** Begin DATA PROVIDED **

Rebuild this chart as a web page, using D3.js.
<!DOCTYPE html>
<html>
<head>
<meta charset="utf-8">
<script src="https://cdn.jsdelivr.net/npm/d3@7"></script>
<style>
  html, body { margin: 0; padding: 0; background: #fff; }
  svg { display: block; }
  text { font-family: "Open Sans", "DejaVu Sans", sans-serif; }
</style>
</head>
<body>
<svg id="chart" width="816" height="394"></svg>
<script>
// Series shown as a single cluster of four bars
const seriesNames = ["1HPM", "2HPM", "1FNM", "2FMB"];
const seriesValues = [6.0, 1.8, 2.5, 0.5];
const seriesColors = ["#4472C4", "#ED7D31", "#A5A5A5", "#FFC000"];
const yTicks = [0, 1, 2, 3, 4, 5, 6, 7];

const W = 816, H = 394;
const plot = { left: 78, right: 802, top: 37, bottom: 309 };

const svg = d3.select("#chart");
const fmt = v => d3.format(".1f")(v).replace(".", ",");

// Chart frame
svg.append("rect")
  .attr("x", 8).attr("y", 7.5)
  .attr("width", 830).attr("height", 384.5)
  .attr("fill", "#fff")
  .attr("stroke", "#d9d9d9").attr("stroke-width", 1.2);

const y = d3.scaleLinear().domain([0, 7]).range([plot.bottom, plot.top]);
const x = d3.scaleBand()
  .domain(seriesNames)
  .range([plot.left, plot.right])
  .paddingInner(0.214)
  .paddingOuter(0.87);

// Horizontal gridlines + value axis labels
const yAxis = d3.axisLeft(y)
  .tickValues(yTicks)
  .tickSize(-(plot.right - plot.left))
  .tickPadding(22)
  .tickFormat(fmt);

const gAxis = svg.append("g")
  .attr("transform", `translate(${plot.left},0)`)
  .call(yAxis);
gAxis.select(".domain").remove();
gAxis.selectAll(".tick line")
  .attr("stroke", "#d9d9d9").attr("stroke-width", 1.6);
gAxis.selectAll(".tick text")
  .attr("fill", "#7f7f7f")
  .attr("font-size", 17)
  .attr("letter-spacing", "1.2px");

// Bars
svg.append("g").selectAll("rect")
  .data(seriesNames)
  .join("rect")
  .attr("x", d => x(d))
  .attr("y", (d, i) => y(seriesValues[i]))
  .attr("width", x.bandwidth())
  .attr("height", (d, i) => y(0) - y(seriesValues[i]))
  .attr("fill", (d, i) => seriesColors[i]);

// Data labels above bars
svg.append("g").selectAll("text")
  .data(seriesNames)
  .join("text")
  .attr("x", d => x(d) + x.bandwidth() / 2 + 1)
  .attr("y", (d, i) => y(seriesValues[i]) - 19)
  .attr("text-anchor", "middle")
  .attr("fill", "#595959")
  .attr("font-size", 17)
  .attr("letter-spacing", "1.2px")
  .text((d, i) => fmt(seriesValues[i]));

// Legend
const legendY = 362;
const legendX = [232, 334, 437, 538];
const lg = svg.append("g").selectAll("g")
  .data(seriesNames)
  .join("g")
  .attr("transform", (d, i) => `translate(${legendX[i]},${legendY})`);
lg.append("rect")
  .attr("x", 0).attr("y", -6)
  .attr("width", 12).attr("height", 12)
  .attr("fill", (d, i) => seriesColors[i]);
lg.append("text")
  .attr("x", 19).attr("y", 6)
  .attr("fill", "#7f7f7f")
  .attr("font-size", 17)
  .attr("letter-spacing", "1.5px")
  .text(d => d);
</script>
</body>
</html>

** End DATA PROVIDED **

PROBLEM TO WORK ON:
Return all the data exactly as given.

WRITTEN RESPONSE:
Rebuild this chart as a web page, using D3.js.
<!DOCTYPE html>
<html>
<head>
<meta charset="utf-8">
<script src="https://cdn.jsdelivr.net/npm/d3@7"></script>
<style>
  html, body { margin: 0; padding: 0; background: #fff; }
  svg { display: block; }
  text { font-family: "Open Sans", "DejaVu Sans", sans-serif; }
</style>
</head>
<body>
<svg id="chart" width="816" height="394"></svg>
<script>
// Series shown as a single cluster of four bars
const seriesNames = ["1HPM", "2HPM", "1FNM", "2FMB"];
const seriesValues = [6.0, 1.8, 2.5, 0.5];
const seriesColors = ["#4472C4", "#ED7D31", "#A5A5A5", "#FFC000"];
const yTicks = [0, 1, 2, 3, 4, 5, 6, 7];

const W = 816, H = 394;
const plot = { left: 78, right: 802, top: 37, bottom: 309 };

const svg = d3.select("#chart");
const fmt = v => d3.format(".1f")(v).replace(".", ",");

// Chart frame
svg.append("rect")
  .attr("x", 8).attr("y", 7.5)
  .attr("width", 830).attr("height", 384.5)
  .attr("fill", "#fff")
  .attr("stroke", "#d9d9d9").attr("stroke-width", 1.2);

const y = d3.scaleLinear().domain([0, 7]).range([plot.bottom, plot.top]);
const x = d3.scaleBand()
  .domain(seriesNames)
  .range([plot.left, plot.right])
  .paddingInner(0.214)
  .paddingOuter(0.87);

// Horizontal gridlines + value axis labels
const yAxis = d3.axisLeft(y)
  .tickValues(yTicks)
  .tickSize(-(plot.right - plot.left))
  .tickPadding(22)
  .tickFormat(fmt);

const gAxis = svg.append("g")
  .attr("transform", `translate(${plot.left},0)`)
  .call(yAxis);
gAxis.select(".domain").remove();
gAxis.selectAll(".tick line")
  .attr("stroke", "#d9d9d9").attr("stroke-width", 1.6);
gAxis.selectAll(".tick text")
  .attr("fill", "#7f7f7f")
  .attr("font-size", 17)
  .attr("letter-spacing", "1.2px");

// Bars
svg.append("g").selectAll("rect")
  .data(seriesNames)
  .join("rect")
  .attr("x", d => x(d))
  .attr("y", (d, i) => y(seriesValues[i]))
  .attr("width", x.bandwidth())
  .attr("height", (d, i) => y(0) - y(seriesValues[i]))
  .attr("fill", (d, i) => seriesColors[i]);

// Data labels above bars
svg.append("g").selectAll("text")
  .data(seriesNames)
  .join("text")
  .attr("x", d => x(d) + x.bandwidth() / 2 + 1)
  .attr("y", (d, i) => y(seriesValues[i]) - 19)
  .attr("text-anchor", "middle")
  .attr("fill", "#595959")
  .attr("font-size", 17)
  .attr("letter-spacing", "1.2px")
  .text((d, i) => fmt(seriesValues[i]));

// Legend
const legendY = 362;
const legendX = [232, 334, 437, 538];
const lg = svg.append("g").selectAll("g")
  .data(seriesNames)
  .join("g")
  .attr("transform", (d, i) => `translate(${legendX[i]},${legendY})`);
lg.append("rect")
  .attr("x", 0).attr("y", -6)
  .attr("width", 12).attr("height", 12)
  .attr("fill", (d, i) => seriesColors[i]);
lg.append("text")
  .attr("x", 19).attr("y", 6)
  .attr("fill", "#7f7f7f")
  .attr("font-size", 17)
  .attr("letter-spacing", "1.5px")
  .text(d => d);
</script>
</body>
</html>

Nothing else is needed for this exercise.